- [EXERCISE REQUIREMENTS]: Search the data for the word "matplotlib" and copy every line that contains it.

- [MATERIAL PROVIDED]:
▬▬▬
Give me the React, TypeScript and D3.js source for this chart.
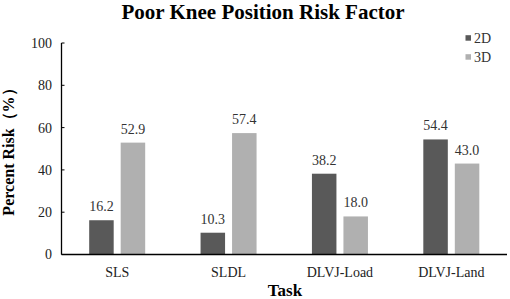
▬▬▬
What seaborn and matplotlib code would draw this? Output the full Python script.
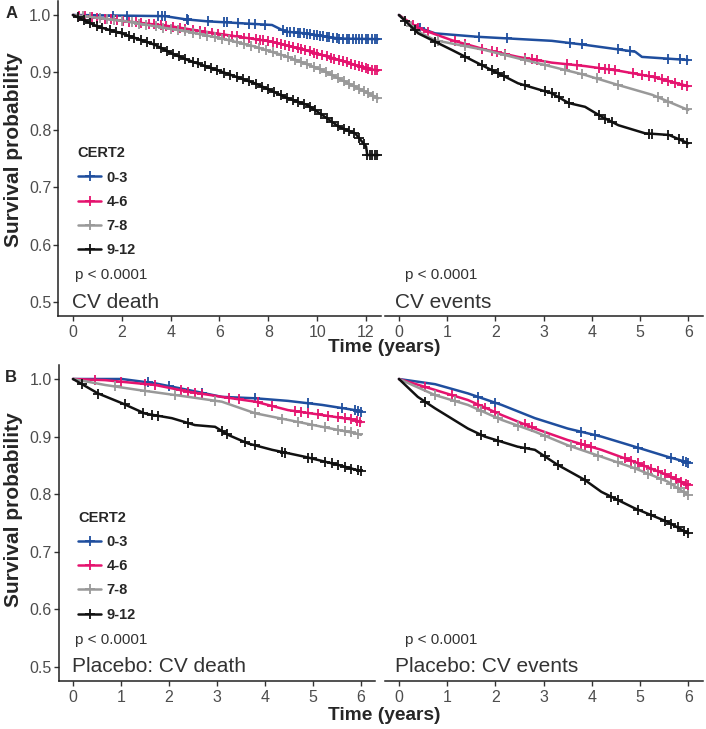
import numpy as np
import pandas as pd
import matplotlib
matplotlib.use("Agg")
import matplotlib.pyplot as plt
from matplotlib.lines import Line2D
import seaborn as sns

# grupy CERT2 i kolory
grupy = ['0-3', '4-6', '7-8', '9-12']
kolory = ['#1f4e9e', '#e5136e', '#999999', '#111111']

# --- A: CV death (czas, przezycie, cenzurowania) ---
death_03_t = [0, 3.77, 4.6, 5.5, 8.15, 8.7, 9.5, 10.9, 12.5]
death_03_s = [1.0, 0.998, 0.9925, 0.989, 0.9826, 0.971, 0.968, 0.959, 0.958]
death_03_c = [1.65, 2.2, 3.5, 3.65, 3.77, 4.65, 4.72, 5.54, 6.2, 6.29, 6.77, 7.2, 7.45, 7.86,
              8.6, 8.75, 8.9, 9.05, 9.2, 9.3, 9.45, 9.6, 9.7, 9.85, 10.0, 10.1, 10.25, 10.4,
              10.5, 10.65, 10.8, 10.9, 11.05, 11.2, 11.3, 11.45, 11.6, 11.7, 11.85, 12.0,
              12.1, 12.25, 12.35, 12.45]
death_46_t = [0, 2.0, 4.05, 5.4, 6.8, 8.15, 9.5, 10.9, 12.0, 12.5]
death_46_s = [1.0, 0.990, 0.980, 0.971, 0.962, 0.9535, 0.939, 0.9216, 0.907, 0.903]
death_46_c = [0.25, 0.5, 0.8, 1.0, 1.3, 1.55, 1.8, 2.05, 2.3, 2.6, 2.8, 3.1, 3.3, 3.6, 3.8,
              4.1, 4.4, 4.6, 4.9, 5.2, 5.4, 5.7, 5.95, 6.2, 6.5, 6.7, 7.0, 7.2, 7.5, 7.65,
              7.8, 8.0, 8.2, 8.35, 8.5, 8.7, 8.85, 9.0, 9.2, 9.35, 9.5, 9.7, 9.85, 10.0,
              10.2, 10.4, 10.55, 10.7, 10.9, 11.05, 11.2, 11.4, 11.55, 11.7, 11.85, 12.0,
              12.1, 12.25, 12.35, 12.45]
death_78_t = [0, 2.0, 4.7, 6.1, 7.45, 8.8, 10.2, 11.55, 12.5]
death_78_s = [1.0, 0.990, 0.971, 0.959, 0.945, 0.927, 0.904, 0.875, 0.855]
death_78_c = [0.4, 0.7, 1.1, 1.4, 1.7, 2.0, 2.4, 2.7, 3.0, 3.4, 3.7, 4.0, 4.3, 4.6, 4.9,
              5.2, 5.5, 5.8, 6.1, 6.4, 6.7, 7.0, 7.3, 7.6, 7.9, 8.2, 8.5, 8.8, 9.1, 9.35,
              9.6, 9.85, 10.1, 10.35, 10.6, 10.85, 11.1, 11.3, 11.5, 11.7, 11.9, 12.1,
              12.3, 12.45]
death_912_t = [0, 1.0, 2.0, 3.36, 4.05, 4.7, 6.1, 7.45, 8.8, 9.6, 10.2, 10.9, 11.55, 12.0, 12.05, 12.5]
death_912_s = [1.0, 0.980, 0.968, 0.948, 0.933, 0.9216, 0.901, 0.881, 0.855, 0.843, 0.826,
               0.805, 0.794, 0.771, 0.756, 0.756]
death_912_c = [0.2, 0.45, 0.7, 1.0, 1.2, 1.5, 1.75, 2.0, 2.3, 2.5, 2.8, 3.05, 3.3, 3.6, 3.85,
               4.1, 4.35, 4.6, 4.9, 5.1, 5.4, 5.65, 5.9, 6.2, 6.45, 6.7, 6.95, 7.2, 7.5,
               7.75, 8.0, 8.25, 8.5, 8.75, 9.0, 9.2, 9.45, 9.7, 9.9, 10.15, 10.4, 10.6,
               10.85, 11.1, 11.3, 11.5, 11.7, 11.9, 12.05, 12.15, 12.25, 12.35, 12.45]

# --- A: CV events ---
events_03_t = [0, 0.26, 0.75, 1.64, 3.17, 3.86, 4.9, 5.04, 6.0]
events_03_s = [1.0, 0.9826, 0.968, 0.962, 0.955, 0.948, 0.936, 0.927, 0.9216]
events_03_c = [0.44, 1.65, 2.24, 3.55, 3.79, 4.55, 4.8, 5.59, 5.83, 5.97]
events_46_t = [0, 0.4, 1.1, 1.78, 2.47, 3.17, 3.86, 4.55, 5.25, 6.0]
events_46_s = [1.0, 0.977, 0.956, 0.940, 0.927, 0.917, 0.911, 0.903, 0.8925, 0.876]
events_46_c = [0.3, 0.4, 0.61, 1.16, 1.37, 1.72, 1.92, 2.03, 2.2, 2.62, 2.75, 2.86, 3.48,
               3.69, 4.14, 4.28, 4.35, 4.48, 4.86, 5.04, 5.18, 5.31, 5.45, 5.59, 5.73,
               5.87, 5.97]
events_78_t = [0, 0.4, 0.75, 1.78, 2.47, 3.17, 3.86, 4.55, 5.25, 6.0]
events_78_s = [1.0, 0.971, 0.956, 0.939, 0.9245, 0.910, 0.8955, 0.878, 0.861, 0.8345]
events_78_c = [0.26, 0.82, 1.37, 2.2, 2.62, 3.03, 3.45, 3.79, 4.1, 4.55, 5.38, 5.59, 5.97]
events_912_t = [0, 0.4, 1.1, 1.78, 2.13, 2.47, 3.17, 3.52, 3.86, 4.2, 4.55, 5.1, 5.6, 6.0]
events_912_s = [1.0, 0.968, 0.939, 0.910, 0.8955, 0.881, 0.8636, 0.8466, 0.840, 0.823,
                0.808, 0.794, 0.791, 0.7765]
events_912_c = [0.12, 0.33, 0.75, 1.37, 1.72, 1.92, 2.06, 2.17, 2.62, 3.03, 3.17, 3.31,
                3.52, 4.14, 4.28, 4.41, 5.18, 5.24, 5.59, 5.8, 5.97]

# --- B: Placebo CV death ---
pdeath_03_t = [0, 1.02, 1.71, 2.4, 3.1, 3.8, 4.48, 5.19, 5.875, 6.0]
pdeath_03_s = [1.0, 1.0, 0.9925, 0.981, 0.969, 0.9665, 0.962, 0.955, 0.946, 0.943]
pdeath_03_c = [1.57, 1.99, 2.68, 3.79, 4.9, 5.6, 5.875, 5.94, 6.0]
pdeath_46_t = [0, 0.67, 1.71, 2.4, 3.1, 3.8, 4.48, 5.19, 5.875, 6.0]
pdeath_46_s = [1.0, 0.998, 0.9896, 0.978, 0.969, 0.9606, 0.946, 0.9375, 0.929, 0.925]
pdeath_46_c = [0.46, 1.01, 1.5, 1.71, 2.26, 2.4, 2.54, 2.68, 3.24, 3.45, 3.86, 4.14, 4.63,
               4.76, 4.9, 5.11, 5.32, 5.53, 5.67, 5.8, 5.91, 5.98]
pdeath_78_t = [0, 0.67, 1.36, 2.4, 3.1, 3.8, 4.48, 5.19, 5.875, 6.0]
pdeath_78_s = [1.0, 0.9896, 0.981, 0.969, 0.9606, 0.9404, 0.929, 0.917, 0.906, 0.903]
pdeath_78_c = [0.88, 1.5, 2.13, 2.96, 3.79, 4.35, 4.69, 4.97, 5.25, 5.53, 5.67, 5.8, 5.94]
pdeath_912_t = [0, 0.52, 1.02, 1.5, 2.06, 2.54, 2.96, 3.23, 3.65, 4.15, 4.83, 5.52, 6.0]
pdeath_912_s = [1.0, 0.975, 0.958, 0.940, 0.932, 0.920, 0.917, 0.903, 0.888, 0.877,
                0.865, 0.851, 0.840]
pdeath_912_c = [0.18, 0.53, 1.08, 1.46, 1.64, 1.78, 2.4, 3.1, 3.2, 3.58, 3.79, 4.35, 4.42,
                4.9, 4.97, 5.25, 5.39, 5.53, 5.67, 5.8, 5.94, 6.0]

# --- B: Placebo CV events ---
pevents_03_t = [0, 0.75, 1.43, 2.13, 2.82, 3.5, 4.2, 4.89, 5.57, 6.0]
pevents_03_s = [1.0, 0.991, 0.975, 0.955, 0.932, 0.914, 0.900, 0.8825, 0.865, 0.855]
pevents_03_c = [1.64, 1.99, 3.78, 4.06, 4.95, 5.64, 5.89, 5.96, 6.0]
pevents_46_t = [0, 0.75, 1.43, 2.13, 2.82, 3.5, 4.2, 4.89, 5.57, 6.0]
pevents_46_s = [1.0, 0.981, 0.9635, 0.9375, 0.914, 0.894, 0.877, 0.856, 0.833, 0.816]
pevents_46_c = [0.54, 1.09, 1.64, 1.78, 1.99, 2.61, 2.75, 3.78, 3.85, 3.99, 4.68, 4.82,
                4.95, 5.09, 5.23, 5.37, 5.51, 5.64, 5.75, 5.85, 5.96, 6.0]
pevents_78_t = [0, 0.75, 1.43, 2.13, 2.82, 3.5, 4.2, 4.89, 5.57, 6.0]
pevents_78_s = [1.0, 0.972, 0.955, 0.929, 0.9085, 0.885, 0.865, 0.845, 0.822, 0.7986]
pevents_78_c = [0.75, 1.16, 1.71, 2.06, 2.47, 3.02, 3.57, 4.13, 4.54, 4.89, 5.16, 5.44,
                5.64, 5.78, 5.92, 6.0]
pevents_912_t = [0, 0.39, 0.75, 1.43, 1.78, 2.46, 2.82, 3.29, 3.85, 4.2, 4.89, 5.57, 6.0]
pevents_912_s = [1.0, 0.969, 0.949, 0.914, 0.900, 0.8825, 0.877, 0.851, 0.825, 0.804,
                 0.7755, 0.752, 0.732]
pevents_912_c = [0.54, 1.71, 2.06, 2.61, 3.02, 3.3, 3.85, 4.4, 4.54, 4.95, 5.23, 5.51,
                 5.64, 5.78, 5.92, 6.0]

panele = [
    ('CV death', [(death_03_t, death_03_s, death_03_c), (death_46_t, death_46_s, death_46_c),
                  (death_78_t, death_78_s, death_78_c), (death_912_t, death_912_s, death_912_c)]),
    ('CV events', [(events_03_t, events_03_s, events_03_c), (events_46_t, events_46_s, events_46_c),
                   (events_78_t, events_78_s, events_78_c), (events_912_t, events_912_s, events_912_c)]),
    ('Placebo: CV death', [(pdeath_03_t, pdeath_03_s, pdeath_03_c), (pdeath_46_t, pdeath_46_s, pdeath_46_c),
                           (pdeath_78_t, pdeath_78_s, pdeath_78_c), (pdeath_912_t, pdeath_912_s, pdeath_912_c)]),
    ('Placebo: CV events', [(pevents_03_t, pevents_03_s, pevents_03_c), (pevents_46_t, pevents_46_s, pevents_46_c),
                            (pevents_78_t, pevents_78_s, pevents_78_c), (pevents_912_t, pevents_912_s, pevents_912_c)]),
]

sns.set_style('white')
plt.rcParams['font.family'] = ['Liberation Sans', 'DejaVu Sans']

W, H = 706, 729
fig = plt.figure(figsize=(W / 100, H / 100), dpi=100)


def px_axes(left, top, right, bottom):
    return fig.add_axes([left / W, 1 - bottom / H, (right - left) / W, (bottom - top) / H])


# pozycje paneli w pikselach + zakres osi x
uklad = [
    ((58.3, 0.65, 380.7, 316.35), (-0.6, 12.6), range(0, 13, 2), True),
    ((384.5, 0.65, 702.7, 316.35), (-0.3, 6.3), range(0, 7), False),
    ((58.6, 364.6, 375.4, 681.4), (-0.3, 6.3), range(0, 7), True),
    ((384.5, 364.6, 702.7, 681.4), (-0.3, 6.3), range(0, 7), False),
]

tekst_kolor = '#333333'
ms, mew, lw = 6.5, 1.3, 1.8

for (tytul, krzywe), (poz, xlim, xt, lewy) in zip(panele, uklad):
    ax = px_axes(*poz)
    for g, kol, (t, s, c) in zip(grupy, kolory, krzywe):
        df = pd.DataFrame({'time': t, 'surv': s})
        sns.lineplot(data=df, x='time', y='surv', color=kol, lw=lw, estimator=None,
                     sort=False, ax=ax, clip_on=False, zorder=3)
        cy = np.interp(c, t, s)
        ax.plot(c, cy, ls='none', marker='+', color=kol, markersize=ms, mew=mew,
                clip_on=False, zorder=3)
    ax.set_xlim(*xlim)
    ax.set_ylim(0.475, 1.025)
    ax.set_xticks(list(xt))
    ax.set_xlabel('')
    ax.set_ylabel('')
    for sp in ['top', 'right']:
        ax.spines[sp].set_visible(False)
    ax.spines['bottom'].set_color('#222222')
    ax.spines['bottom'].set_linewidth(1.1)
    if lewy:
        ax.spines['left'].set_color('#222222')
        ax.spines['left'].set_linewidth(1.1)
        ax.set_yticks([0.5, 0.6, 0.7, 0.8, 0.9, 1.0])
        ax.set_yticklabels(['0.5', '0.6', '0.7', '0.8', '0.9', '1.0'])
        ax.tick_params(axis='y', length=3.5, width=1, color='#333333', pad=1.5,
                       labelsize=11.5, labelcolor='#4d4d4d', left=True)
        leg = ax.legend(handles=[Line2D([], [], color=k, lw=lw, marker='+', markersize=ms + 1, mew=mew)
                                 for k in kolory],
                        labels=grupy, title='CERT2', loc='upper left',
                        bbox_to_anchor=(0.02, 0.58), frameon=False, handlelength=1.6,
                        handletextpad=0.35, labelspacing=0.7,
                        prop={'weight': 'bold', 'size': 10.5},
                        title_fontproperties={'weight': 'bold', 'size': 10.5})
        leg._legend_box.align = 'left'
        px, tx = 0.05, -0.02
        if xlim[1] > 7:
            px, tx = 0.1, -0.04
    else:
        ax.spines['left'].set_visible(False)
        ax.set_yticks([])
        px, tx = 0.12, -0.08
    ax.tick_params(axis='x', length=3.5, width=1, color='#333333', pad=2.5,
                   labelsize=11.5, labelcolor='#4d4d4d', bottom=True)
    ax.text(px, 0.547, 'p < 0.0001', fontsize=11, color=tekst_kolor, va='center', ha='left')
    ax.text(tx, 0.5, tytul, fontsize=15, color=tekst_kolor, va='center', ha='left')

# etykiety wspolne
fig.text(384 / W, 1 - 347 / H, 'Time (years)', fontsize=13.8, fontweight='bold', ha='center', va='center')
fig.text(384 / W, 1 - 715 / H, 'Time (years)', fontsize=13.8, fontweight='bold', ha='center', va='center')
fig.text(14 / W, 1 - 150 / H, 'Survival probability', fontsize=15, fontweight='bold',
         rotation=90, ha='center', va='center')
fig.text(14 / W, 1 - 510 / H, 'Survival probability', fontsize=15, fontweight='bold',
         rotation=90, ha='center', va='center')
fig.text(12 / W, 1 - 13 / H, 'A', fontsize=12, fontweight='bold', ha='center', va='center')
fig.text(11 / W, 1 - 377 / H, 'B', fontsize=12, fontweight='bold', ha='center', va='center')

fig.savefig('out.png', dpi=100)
▬▬▬
- [SOLUTION BELOW]:
What seaborn and matplotlib code would draw this? Output the full Python script.
import matplotlib
matplotlib.use("Agg")
import matplotlib.pyplot as plt
from matplotlib.lines import Line2D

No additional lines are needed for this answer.